Hij illustreert het in La dernière tentation aan de hand van zijn eigen anarchistische avonturen. “In Vlaanderen probeerde ik het marxistisch leninisme bij te brengen. Dat is mislukt. In Brussel heb ik de techniek van de staatsgreep geprobeerd. Dat is ook mislukt. In Wallonië probeer ik erfenissen en eigendom te herverdelen via de loterij. Dat is ook gedoemd om te mislukken. Maar je moet het altijd proberen. Dat is een beetje de essentie die ik aan mijn dochter probeerde te vertellen: je moet altijd bezig zijn. Want het leven is gewoon absurd, en de wereld is niet echt interessant. Daarom moet je zelf proberen het spel te leiden.” Hij voegt er nog aan toe: “God bestaat niet. We zijn geen speciale schepsels. We zijn zoogdieren, we zijn een apensoort, gemaakt om in de bomen te hangen en de dag te plukken. Dan denk je niet aan zelfmoord.”

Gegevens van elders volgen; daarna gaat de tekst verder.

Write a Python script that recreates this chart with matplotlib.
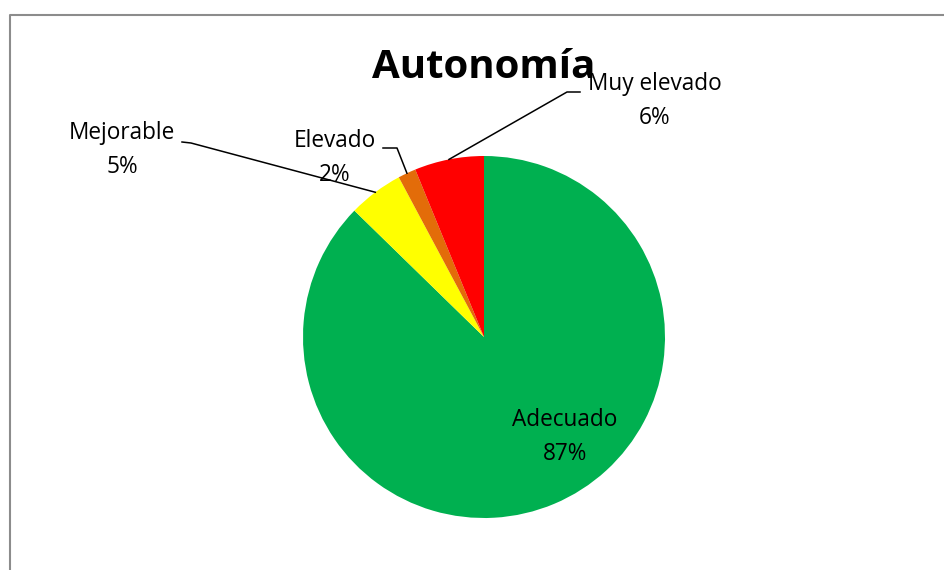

Doodgaan tout court is voor Bucquoy, ondanks de retrospectieves en overzichtstentoonstellingen, momenteel helemaal niet aan de orde. Net omdat hij naast filmmaker, kunstenaar en anarchist nog altijd vader is. “Op heel late leeftijd heb ik nog een zoon gekregen. Dus nu mag ik niet sterven, ik moet nog blijven. Nu kijk ik uit als ik de straat oversteek, wat ik nog nooit gedaan heb. En hele nachten liggen zuipen, dat zit er ook niet meer in. Hij is nu twaalf geworden. Daarom voel ik me verplicht om te blijven leven. Nog een jaar of vijf, zes.”

La dernière tentation des Belges, vanaf woensdag in de bioscoop.